Open nemobis opened 9 years ago
This affected over 400 wikis out of 5800 uploaded so far. SketchCow moved them to the correct collection, but we still need to fix the metadata. So, either we discover how to override previous metadata via curl or we need to switch to ia-wrapper (https://pypi.python.org/pypi/internetarchive ) anyway. Hopefully that will make things more robust, although there is clearly a limit given we're just scraping that info from random HTML.
pir², as you noted at https://archive.org/details/wiki-ropewikicom , perhaps the worse lack is originalurl. Assigning to you because you're already working on https://github.com/jjjake/ia-wrapper#modifying-metadata-from-python ; once that's done, at some point I'll redownload those wikis and the metadata will be restored.
It would still be nice to add originalurl and so on to the items which are missing it. There are about a thousand (although in some cases it's ok, e.g. Wikia image dumps), list attached from ~/.local/bin/ia search -f originalurl "collection:wikiteam -subject:wikispaces -collection:wikimediacommons -subject:kiwix" | grep -v originalurl | jq .identifier
.
The most tedious thing is to download the files from IA, because that can take ages. We could either mass download the (smaller) items and then extract the files, or write some script with some heuristic.
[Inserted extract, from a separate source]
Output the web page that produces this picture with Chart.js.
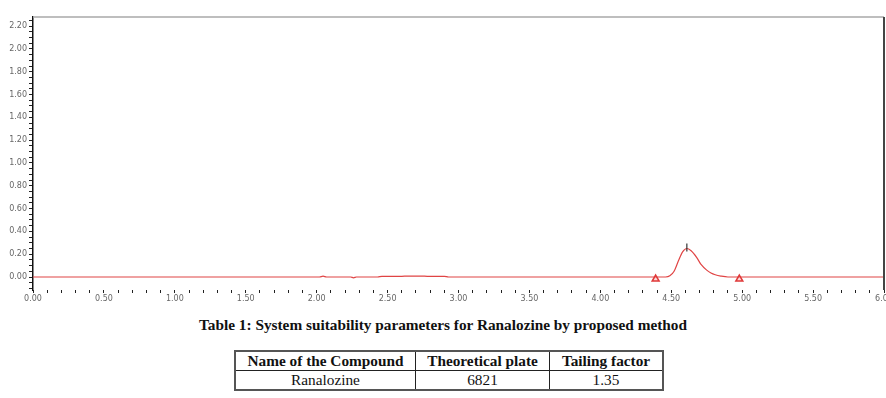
<!DOCTYPE html>
<html>
<head>
<meta charset="utf-8">
<script src="https://cdn.jsdelivr.net/npm/chart.js@4.4.1/dist/chart.umd.min.js"></script>
<style>
  html, body { margin: 0; padding: 0; background: #fff; overflow: hidden; }
  #wrap { position: relative; width: 900px; height: 305px; }
  .cap { font-family: "Liberation Serif", serif; font-weight: bold; font-size: 15.3px;
         text-align: center; width: 886px; margin-top: 11px; color: #111; }
  table { border-collapse: collapse; margin: 16px 0 0 234px; font-family: "Liberation Serif", serif;
          font-size: 15.3px; color: #111; border: 2px solid #555; }
  td, th { border: 1px solid #222; padding: 0; height: 18px; line-height: 18px; text-align: center; }
  th { font-weight: bold; }
</style>
</head>
<body>
<div id="wrap"><canvas id="chrom"></canvas></div>
<div class="cap">Table 1: System suitability parameters for Ranalozine by proposed method</div>
<table>
  <tr><th style="width:179px">Name of the Compound</th><th style="width:133px">Theoretical plate</th><th style="width:112px">Tailing factor</th></tr>
  <tr><td>Ranalozine</td><td>6821</td><td>1.35</td></tr>
</table>
<script>
// retention time (min) and detector response
var times   = [0, 2.02, 2.045, 2.07, 2.24, 2.26, 2.28, 2.43, 2.46, 2.60, 2.64, 2.74, 2.78, 2.90, 2.93,
               4.46, 4.49, 4.52, 4.55, 4.58, 4.61, 4.64, 4.68, 4.71, 4.75, 4.78, 4.81, 4.85, 4.90, 6.0];
var signal  = [0, 0, 0.007, 0, 0, -0.007, 0, 0, 0.006, 0.006, 0.008, 0.008, 0.006, 0.006, 0,
               0, 0.01, 0.05, 0.14, 0.22, 0.25, 0.23, 0.17, 0.11, 0.06, 0.035, 0.02, 0.008, 0, 0];
// baseline start/end markers
var markTimes = [4.39, 4.98];
var markVals  = [-0.018, -0.018];
// apex marker
var apexTimes = [4.61];
var apexVals  = [0.258];

var xMin = 0, xMax = 6.0;
var yMin = -0.114, yMax = 2.28;

function pts(xs, ys){
  var out = [];
  for (var i = 0; i < xs.length; i++) out.push({x: xs[i], y: ys[i]});
  return out;
}

var frame = {
  id: 'frame',
  afterDraw: function(chart){
    var a = chart.chartArea, ctx = chart.ctx;
    ctx.save();
    ctx.strokeStyle = '#a8a8a8'; ctx.lineWidth = 1.5;
    ctx.beginPath(); ctx.moveTo(a.left, a.top); ctx.lineTo(a.right, a.top); ctx.stroke();
    ctx.strokeStyle = '#444'; ctx.lineWidth = 2;
    ctx.beginPath(); ctx.moveTo(a.right, a.top); ctx.lineTo(a.right, a.bottom); ctx.stroke();
    ctx.restore();
  }
};

new Chart(document.getElementById('chrom'), {
  type: 'line',
  data: {
    datasets: [
      { data: pts(markTimes, markVals), showLine: false, pointStyle: 'triangle', pointRadius: 4,
        borderColor: '#e03838', backgroundColor: 'rgba(240,150,150,0.35)', pointBorderWidth: 1.5 },
      { data: pts(apexTimes, apexVals), showLine: false, pointStyle: 'line', rotation: 90, pointRadius: 4,
        borderColor: '#333', pointBorderWidth: 1.2 },
      { data: pts(times, signal), borderColor: '#e04444', borderWidth: 1.2, pointRadius: 0,
        cubicInterpolationMode: 'monotone', fill: false }
    ]
  },
  options: {
    responsive: true, maintainAspectRatio: false, animation: false,
    layout: { padding: { top: 17, right: 16, left: 0, bottom: 0 } },
    plugins: { legend: { display: false }, tooltip: { enabled: false } },
    scales: {
      x: {
        type: 'linear', min: xMin, max: xMax,
        afterBuildTicks: function(s){
          var t = [];
          for (var i = 0; i <= 60; i++) t.push({value: i / 10});
          s.ticks = t;
        },
        afterFit: function(s){ s.height = 15; },
        grid: { drawOnChartArea: false, drawTicks: true, tickLength: 3, tickColor: '#222', tickWidth: 1 },
        border: { display: false },
        ticks: {
          autoSkip: false, maxRotation: 0, padding: 1, color: '#666',
          font: { family: 'DejaVu Sans', size: 8 },
          callback: function(v){ return Math.round(v * 10) % 5 === 0 ? v.toFixed(2) : ''; }
        }
      },
      y: {
        min: yMin, max: yMax,
        afterBuildTicks: function(s){
          var t = [];
          for (var i = -2; i <= 45; i++) t.push({value: i / 20});
          s.ticks = t;
        },
        afterFit: function(s){ s.width = 33; },
        grid: { drawOnChartArea: false, drawTicks: true, tickLength: 4, tickColor: '#222', tickWidth: 1 },
        border: { display: true, color: '#111', width: 1.5 },
        ticks: {
          autoSkip: false, padding: 2, color: '#666',
          font: { family: 'DejaVu Sans', size: 8 },
          callback: function(v){
            var k = Math.round(v * 20);
            return (k >= 0 && k % 4 === 0) ? (k / 20).toFixed(2) : '';
          }
        }
      }
    }
  },
  plugins: [frame]
});
</script>
</body>
</html>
The most tedious thing is to download the files from IA
Actually I'm (now) wrong, because the 7z viewer was implemented! Now we can download the siteinfo.json directly, as long as we know the filename of the 7z (which is trivial from the ia library): https://archive.org/download/wiki-jackmcbarninsomnia247nl_w/jackmcbarninsomnia247nl_w-20141127-wikidump.7z/siteinfo.json
https://archive.org/details/wiki-jackmcbarninsomnia247nl_w I note that S3 is currently very weird, probably overloaded: it sometimes hangs connections for minutes or interrupts uploads before they complete. But this is more likely to be (again) some incorrect escaping of something on our end.